MOODY’S PLACES U.S. BOND RATING ON REVIEW – Citing the “rising
possibility” that political leaders in the U.S. won’t come to an
agreement on raising the debt limit, Moody’s Investors Service has placed the AAA bond rating currently held by the U.S. on review for a possible downgrade. At the same time, discussions between GOP leaders and President Obama on raising the debt limit continued to go nowhere today,
with Republicans still refusing to consider any anything related to
revenue increases and Democrats withholding any further cuts in spending
in response. Some investors and analysts
are worrying that certain members of Congress might prefer to let a
U.S. debt default take place rather than face the heat from angry
constituents.
In an appearance before Congress today, Federal Reserve Chairman Ben Bernanke indicated
that additional monetary easing may be on the horizon, saying that a
new stimulus program with additional asset purchases is already being
planned.
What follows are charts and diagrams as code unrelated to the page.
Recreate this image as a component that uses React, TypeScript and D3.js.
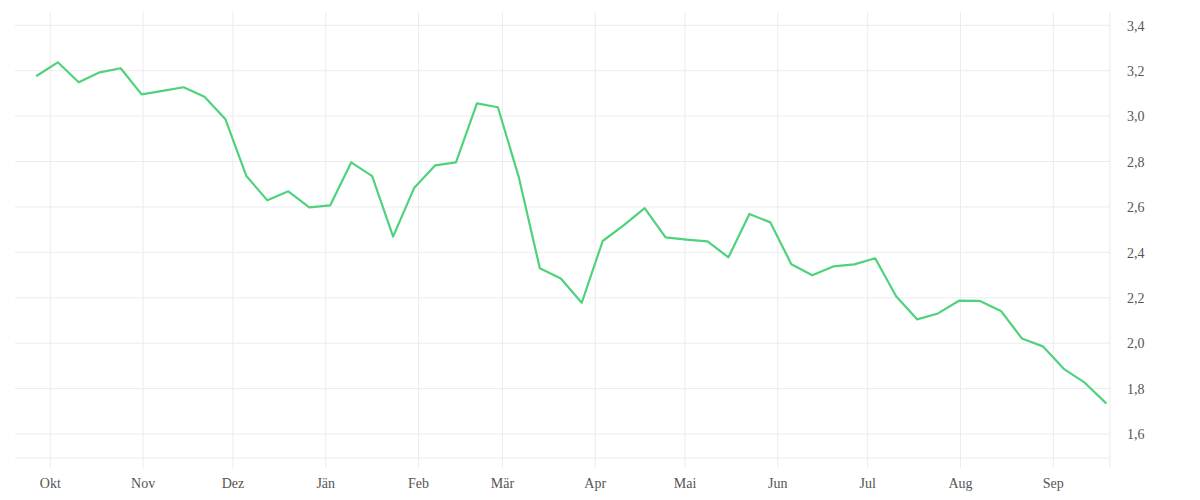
import * as d3 from "d3";

// weekly readings, Sep 2022 – Sep 2023
const weekDates = [
  "2022-09-26", "2022-10-03", "2022-10-10", "2022-10-17", "2022-10-24",
  "2022-10-31", "2022-11-07", "2022-11-14", "2022-11-21", "2022-11-28",
  "2022-12-05", "2022-12-12", "2022-12-19", "2022-12-26", "2023-01-02",
  "2023-01-09", "2023-01-16", "2023-01-23", "2023-01-30", "2023-02-06",
  "2023-02-13", "2023-02-20", "2023-02-27", "2023-03-06", "2023-03-13",
  "2023-03-20", "2023-03-27", "2023-04-03", "2023-04-10", "2023-04-17",
  "2023-04-24", "2023-05-01", "2023-05-08", "2023-05-15", "2023-05-22",
  "2023-05-29", "2023-06-05", "2023-06-12", "2023-06-19", "2023-06-26",
  "2023-07-03", "2023-07-10", "2023-07-17", "2023-07-24", "2023-07-31",
  "2023-08-07", "2023-08-14", "2023-08-21", "2023-08-28", "2023-09-04",
  "2023-09-11", "2023-09-18"
];

const weekValues = [
  3.178, 3.237, 3.149, 3.193, 3.211, 3.096, 3.111, 3.127, 3.085, 2.986,
  2.736, 2.629, 2.669, 2.598, 2.607, 2.796, 2.736, 2.469, 2.683, 2.783,
  2.796, 3.056, 3.039, 2.730, 2.330, 2.285, 2.178, 2.450, 2.519, 2.595,
  2.466, 2.456, 2.448, 2.378, 2.569, 2.532, 2.348, 2.299, 2.338, 2.347,
  2.374, 2.207, 2.105, 2.131, 2.187, 2.186, 2.142, 2.021, 1.986, 1.887,
  1.826, 1.737
];

const monthLabels = ["Jän", "Feb", "Mär", "Apr", "Mai", "Jun", "Jul", "Aug", "Sep", "Okt", "Nov", "Dez"];

const width = 1200;
const height = 500;
const plotLeft = 15;
const plotRight = 1110;
const plotTop = 12;
const plotBottom = 458;
const tickOverhang = 10;
const gridColor = "#ececec";
const lineColor = "#4fd27c";
const labelColor = "#555";
const labelSize = 14;

const deLocale = d3.formatLocale({
  decimal: ",",
  thousands: ".",
  grouping: [3],
  currency: ["", " €"]
});
const formatValue = deLocale.format(".1f");

function parseDay(s: string) {
  const [y, m, d] = s.split("-").map(Number);
  return new Date(y, m - 1, d, 12);
}

export default function App() {
  const points = weekDates.map((d, i) => ({ date: parseDay(d), value: weekValues[i] }));

  const xScale = d3
    .scaleTime()
    .domain([new Date(2022, 9, 1), new Date(2023, 8, 1)])
    .range([50.3, 1053.3]);

  const yScale = d3.scaleLinear().domain([1.6, 3.4]).range([434, 25.3]);

  const monthTicks = xScale.ticks(d3.timeMonth.every(1)!);
  const valueTicks = yScale.ticks(10);

  const line = d3
    .line<{ date: Date; value: number }>()
    .x((d) => xScale(d.date))
    .y((d) => yScale(d.value));

  return (
    <svg
      width={width}
      height={height}
      style={{ display: "block", position: "absolute", left: 0, top: 0 }}
    >
      <rect width={width} height={height} fill="#fff" />
      {valueTicks.map((t) => (
        <line
          key={`h-${t}`}
          x1={plotLeft}
          x2={plotRight}
          y1={yScale(t)}
          y2={yScale(t)}
          stroke={gridColor}
          strokeWidth={1}
        />
      ))}
      <line
        x1={plotLeft}
        x2={plotRight}
        y1={plotBottom}
        y2={plotBottom}
        stroke={gridColor}
        strokeWidth={1}
      />
      {monthTicks.map((t) => (
        <line
          key={`v-${t.getTime()}`}
          x1={xScale(t)}
          x2={xScale(t)}
          y1={plotTop}
          y2={plotBottom + tickOverhang}
          stroke={gridColor}
          strokeWidth={1}
        />
      ))}
      <line
        x1={plotRight}
        x2={plotRight}
        y1={plotTop}
        y2={plotBottom + tickOverhang}
        stroke={gridColor}
        strokeWidth={1}
      />
      <path
        d={line(points) ?? ""}
        fill="none"
        stroke={lineColor}
        strokeWidth={2.2}
        strokeLinejoin="round"
        strokeLinecap="round"
      />
      {monthTicks.map((t) => (
        <text
          key={`ml-${t.getTime()}`}
          x={xScale(t)}
          y={488}
          textAnchor="middle"
          fontSize={labelSize}
          fill={labelColor}
        >
          {monthLabels[t.getMonth()]}
        </text>
      ))}
      {valueTicks.map((t) => (
        <text
          key={`vl-${t}`}
          x={1127}
          y={yScale(t) + 2}
          dominantBaseline="middle"
          fontSize={labelSize}
          fill={labelColor}
        >
          {formatValue(t)}
        </text>
      ))}
    </svg>
  );
}
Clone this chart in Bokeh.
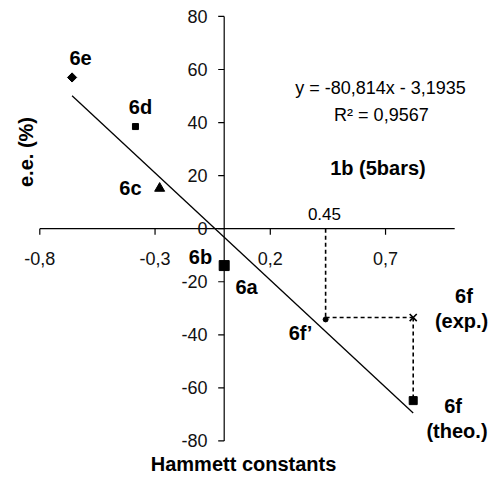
import numpy as np
from bokeh.plotting import figure
from bokeh.models import Range1d, Label
from bokeh.core.properties import value
from bokeh.embed import file_html
from bokeh.resources import INLINE

# ---- data ----
compounds = ["6e", "6d", "6c", "6b", "6f'", "6f (theo.)", "6f (exp.)"]
hammett = [-0.66, -0.385, -0.28, 0.0, 0.44, 0.82, 0.82]
ee = [57.0, 38.5, 15.2, -13.9, -34.2, -64.8, -33.5]

trend_x = [-0.66, 0.82]
trend_y = [50.1, -69.5]

x_ticks = [-0.8, -0.3, 0.2, 0.7]
x_tick_labels = ["-0,8", "-0,3", "0,2", "0,7"]
y_ticks = [-80, -60, -40, -20, 0, 20, 40, 60, 80]
y_tick_labels = ["-80", "-60", "-40", "-20", "0", "20", "40", "60", "80"]

x_axis_span = [-0.8, 1.0]
y_axis_span = [-80, 80]

equation = "y = -80,814x - 3,1935"
r_squared = "R\u00b2 = 0,9567"
condition = "1b (5bars)"
x_title = "Hammett constants"
y_title = "e.e. (%)"

FONT = "Liberation Sans"

p = figure(width=494, height=477, output_backend="svg", toolbar_location=None,
           x_range=Range1d(-0.9705, 1.1727), y_range=Range1d(-93.78, 86.01),
           x_axis_location=None, y_axis_location=None, min_border=0,
           title=None)
p.grid.visible = False
p.outline_line_color = None

# axes drawn at the origin
p.segment(x0=[x_axis_span[0]], y0=[0], x1=[x_axis_span[1]], y1=[0],
          line_color="black", line_width=1.2)
p.segment(x0=[0], y0=[y_axis_span[0]], x1=[0], y1=[y_axis_span[1]],
          line_color="black", line_width=1.2)
# ticks
xt_len = 6 / 2.653
yt_len = 6 / 230.5
p.segment(x0=x_ticks, y0=[0] * len(x_ticks), x1=x_ticks, y1=[-xt_len] * len(x_ticks),
          line_color="black", line_width=1.2)
p.segment(x0=[0] * len(y_ticks), y0=y_ticks, x1=[-yt_len] * len(y_ticks), y1=y_ticks,
          line_color="black", line_width=1.2)
# tick labels
p.text(x=x_ticks, y=[-11.3] * len(x_ticks), text=x_tick_labels,
       text_align="center", text_baseline="middle",
       text_font=value(FONT), text_font_size="18px", text_color="#111111")
p.text(x=[-0.0725] * len(y_ticks), y=y_ticks, text=y_tick_labels,
       text_align="right", text_baseline="middle",
       text_font=value(FONT), text_font_size="18px", text_color="#111111")

# trendline
p.line(trend_x, trend_y, line_color="black", line_width=1.3)

# dashed construction lines (6f' -> 6f exp. -> 6f theo.)
x_f1, y_f1 = hammett[4], ee[4]
x_te, y_te = hammett[5], ee[5]
x_ex, y_ex = hammett[6], ee[6]
p.line([x_f1, x_f1], [0, y_f1], line_color="black", line_width=1.6, line_dash="4 3")
p.line([x_f1, x_ex], [y_ex, y_ex], line_color="black", line_width=1.6, line_dash="4 3")
p.line([x_ex, x_te], [y_ex, y_te], line_color="black", line_width=1.6, line_dash="4 3")

# markers
p.scatter([hammett[0]], [ee[0]], marker="square", angle=np.pi / 4, size=6.5, color="black")
p.scatter([hammett[1]], [ee[1]], marker="square", size=6, color="black")
p.scatter([hammett[2]], [ee[2]], marker="triangle", size=10, color="black")
p.scatter([hammett[3]], [ee[3]], marker="square", size=10, color="black")
p.scatter([hammett[4]], [ee[4]], marker="circle", size=5, color="black")
p.scatter([hammett[5]], [ee[5]], marker="square", size=8, color="black")
p.scatter([hammett[6]], [ee[6]], marker="x", size=10, line_width=1.6, color="black")

def lab(x, y, text, size="20px", bold=True, angle=0, align="center"):
    p.add_layout(Label(x=x, y=y, text=text, text_align=align, text_baseline="middle",
                       text_font=FONT, text_font_size=size,
                       text_font_style="bold" if bold else "normal",
                       text_color="black", angle=angle, angle_units="deg"))

# point labels
lab(-0.623, 64.5, "6e")
lab(-0.363, 45.8, "6d")
lab(-0.407, 15.5, "6c")
lab(-0.103, -10.7, "6b")
lab(0.097, -21.8, "6a")
lab(0.331, -39.5, "6f\u2019")
lab(1.040, -25.2, "6f")
lab(1.030, -34.8, "(exp.)")
lab(0.993, -66.8, "6f")
lab(1.010, -76.3, "(theo.)")

# annotations
lab(0.678, 53.2, equation, size="18px", bold=False)
lab(0.682, 42.9, r_squared, size="18px", bold=False)
lab(0.667, 22.9, condition)
lab(0.435, 5.5, "0.45", size="17px", bold=False)

# axis titles
lab(0.084, -88.6, x_title)
lab(-0.858, 28.9, y_title, angle=90)

open("out.html", "w").write(file_html(p, INLINE))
In prepared remarks, the Chairman stated that the growth of
the economy is slower than expected, and that if that slow growth
continues, “…the Federal Reserve remains prepared to respond should
economic developments indicate that an adjustment in the stance of
monetary policy would be appropriate." Reacting to the news, the price
of gold rose climbed to a record high of $1,584.39 per ounce before
ending the day at $1,584.00 per ounce, with both stocks and Treasury
yields increasing too.
The federal budget deficit for June came in at $43.1 billion, with the year-to-date budget deficit at $970.5 billion. Experts predict that deficit is set to exceed the $1 trillion mark for the third year in the row. Meanwhile, a recent poll by Reuters
shows that 63% of Americans feel the country is headed in the wrong
direction, with concern centered on unemployment and the government’s
efforts to raise the U.S. debt limit.